Now we should remember that this is what is supposed to happen to a carbon price. The whole idea was that to ensure steady emission reduction the carbon market is capped so that supply is squeezed over time causing prices to rise. A rising price on carbon would encourage energy thrift and starts to make clean energy sources economically viable with the net effect of lower emissions. Except that the political will to set, stick to and steadily lower the cap has been conspicuously absent.
Alloporus borrowed a graph of the historical carbon price in the EU published by Point Carbon and appended the Treasury projections.
It looks like this:
As regular readers will know Alloporus is no economist, but whilst $20 seems possible, $40 by 2020 is hugely over-optimistic.

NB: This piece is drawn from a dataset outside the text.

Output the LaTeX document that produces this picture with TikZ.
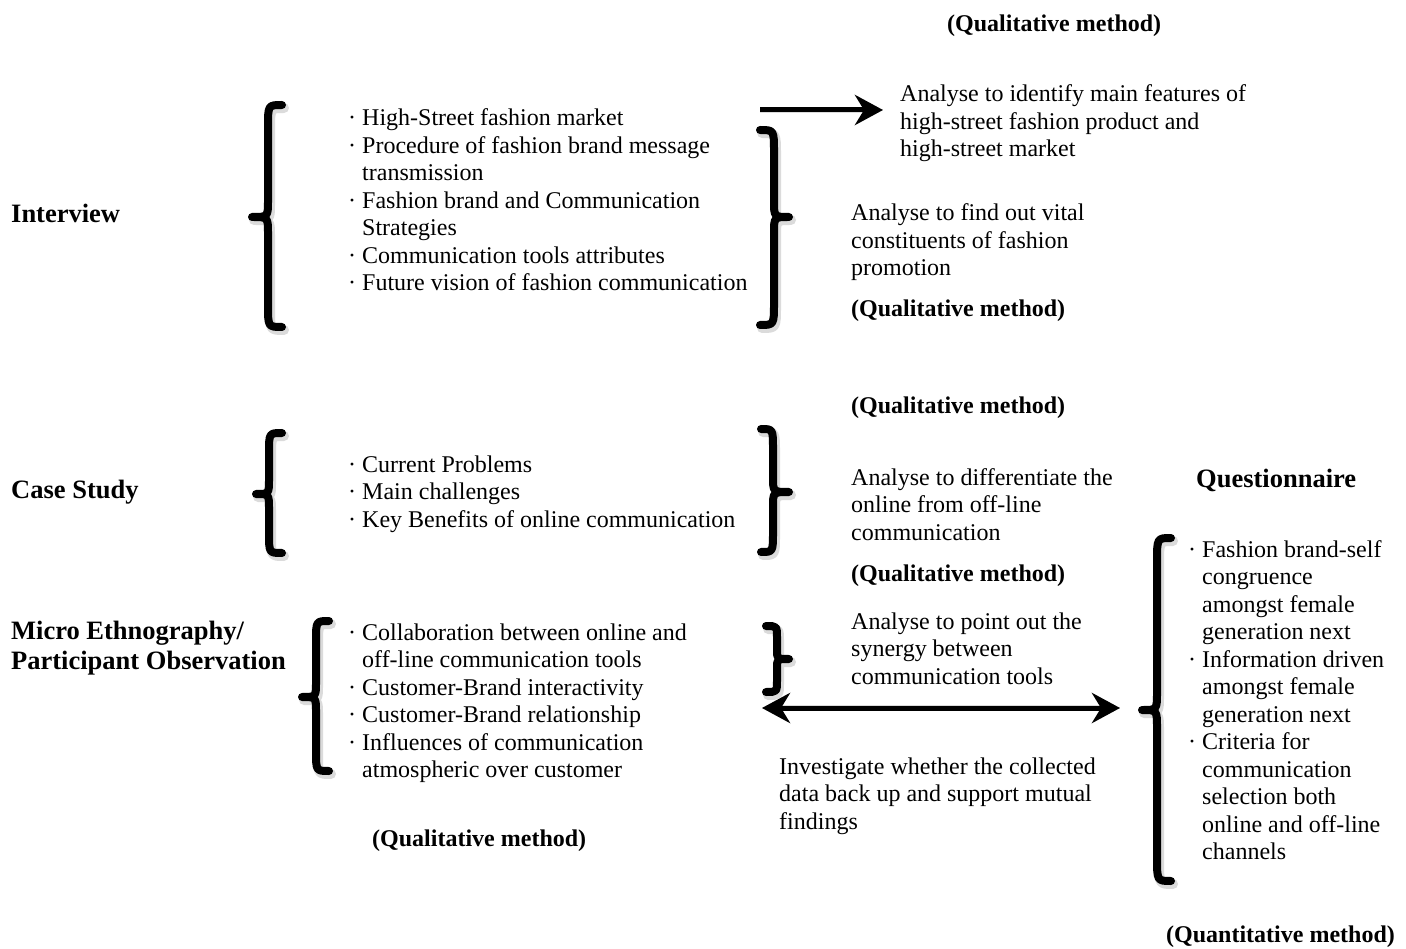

It would require a significant step change around 2015 to reverse a market that has a t best been steady but mostly fallen. Such a change would need considerable and coordinated global political will to achieve. No single nation would stick their neck out that far [probably why the Australian government linked the domestic scheme to the international market so as to neatly sidestep the pressure to go it alone].
Then consider that by 2020 we will have seen price shocks in oil [and possibly coal too] that, even if temporary, will have the required effect on emission reduction without the need for a separate policy. In other words fluctuations in energy needs in response to inevitable pulses in the global economy will allow the modest emission reduction targets to be met most of the time.

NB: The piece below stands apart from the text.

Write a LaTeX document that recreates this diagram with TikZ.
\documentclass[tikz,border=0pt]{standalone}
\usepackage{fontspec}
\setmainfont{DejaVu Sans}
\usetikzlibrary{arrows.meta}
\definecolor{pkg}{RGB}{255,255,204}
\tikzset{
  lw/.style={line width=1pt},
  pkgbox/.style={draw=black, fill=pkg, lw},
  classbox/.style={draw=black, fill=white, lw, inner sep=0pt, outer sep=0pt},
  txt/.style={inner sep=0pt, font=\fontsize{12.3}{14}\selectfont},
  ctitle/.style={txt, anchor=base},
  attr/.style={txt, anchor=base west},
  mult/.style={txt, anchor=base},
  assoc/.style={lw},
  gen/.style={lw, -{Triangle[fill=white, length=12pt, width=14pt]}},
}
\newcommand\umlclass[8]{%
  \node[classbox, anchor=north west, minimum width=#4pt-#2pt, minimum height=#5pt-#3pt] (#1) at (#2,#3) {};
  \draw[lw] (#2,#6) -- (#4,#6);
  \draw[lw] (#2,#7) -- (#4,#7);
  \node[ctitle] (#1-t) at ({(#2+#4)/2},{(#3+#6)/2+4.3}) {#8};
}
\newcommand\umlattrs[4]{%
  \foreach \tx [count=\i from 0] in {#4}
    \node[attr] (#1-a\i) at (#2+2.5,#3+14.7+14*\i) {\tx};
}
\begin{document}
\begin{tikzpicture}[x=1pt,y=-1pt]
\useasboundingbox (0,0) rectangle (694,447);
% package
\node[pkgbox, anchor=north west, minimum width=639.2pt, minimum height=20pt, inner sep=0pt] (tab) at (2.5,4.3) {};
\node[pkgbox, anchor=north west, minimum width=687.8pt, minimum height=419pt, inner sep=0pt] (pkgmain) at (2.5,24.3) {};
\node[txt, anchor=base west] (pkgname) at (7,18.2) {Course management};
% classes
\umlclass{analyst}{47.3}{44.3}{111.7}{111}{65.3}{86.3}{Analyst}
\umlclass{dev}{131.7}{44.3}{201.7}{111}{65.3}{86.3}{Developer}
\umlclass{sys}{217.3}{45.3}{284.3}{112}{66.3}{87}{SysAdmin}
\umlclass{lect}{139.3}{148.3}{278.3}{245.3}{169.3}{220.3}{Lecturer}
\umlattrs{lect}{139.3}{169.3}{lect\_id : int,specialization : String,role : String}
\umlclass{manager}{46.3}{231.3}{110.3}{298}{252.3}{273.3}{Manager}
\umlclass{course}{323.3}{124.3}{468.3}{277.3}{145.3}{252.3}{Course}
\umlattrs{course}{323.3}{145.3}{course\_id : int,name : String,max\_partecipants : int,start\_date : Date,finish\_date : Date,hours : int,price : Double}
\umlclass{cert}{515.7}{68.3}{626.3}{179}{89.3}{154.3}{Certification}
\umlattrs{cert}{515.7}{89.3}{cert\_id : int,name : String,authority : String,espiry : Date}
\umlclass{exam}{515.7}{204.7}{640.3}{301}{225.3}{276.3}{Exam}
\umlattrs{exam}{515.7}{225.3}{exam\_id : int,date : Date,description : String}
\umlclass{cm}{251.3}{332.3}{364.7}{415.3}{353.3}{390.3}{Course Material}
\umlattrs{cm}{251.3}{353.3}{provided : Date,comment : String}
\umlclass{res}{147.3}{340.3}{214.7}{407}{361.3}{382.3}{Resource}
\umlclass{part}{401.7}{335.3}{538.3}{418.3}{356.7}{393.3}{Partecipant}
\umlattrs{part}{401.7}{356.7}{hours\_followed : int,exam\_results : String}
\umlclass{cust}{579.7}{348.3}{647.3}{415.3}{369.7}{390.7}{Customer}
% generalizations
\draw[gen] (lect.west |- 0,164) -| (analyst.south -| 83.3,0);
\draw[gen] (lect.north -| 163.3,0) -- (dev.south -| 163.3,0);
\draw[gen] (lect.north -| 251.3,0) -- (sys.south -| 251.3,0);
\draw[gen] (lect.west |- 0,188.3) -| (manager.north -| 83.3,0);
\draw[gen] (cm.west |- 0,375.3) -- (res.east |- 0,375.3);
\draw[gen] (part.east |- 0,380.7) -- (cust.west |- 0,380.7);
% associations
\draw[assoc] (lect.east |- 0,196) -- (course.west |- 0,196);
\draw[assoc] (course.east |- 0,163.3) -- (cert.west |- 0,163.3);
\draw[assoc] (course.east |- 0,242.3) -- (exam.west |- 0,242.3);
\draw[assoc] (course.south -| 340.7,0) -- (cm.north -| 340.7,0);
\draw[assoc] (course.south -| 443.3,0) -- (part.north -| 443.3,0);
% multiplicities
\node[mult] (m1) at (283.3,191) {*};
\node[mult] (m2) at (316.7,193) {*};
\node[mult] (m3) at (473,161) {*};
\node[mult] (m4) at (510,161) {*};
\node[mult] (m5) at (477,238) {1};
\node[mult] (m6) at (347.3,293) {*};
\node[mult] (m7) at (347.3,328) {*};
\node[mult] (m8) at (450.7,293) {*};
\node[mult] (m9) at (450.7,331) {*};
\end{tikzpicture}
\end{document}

Of course politically it is best if the carbon price is low, but for any cap-and-trade policy to be effective the price needs to rise steadily. Alloporus suspects that the carbon price forecast from Treasury sound like some middle ground plucked from the ether for political expedience.
The craziness here is that a lot of money has been spent and committed to deliver emission reductions — a ‘clean energy future’ as the policy was tagged. Except that the cap-and-trade approach chosen only works if the price of permits [the carbon price] rose steadily over time. And this required that the market was manipulated buy controlling permit and offset credit supply. Now that governments have shied away from that part of the plan, the whole policy falls over and monies spent on free permits for exposed sectors and, in the case of Australia tax threshold adjustments and cash payments to households, turn into welcome handouts that have no impact on emissions at all.
$38.0 by 2020 is what they would like it to be, except wishful thinking cannot make it so. You actually have to implement the policy.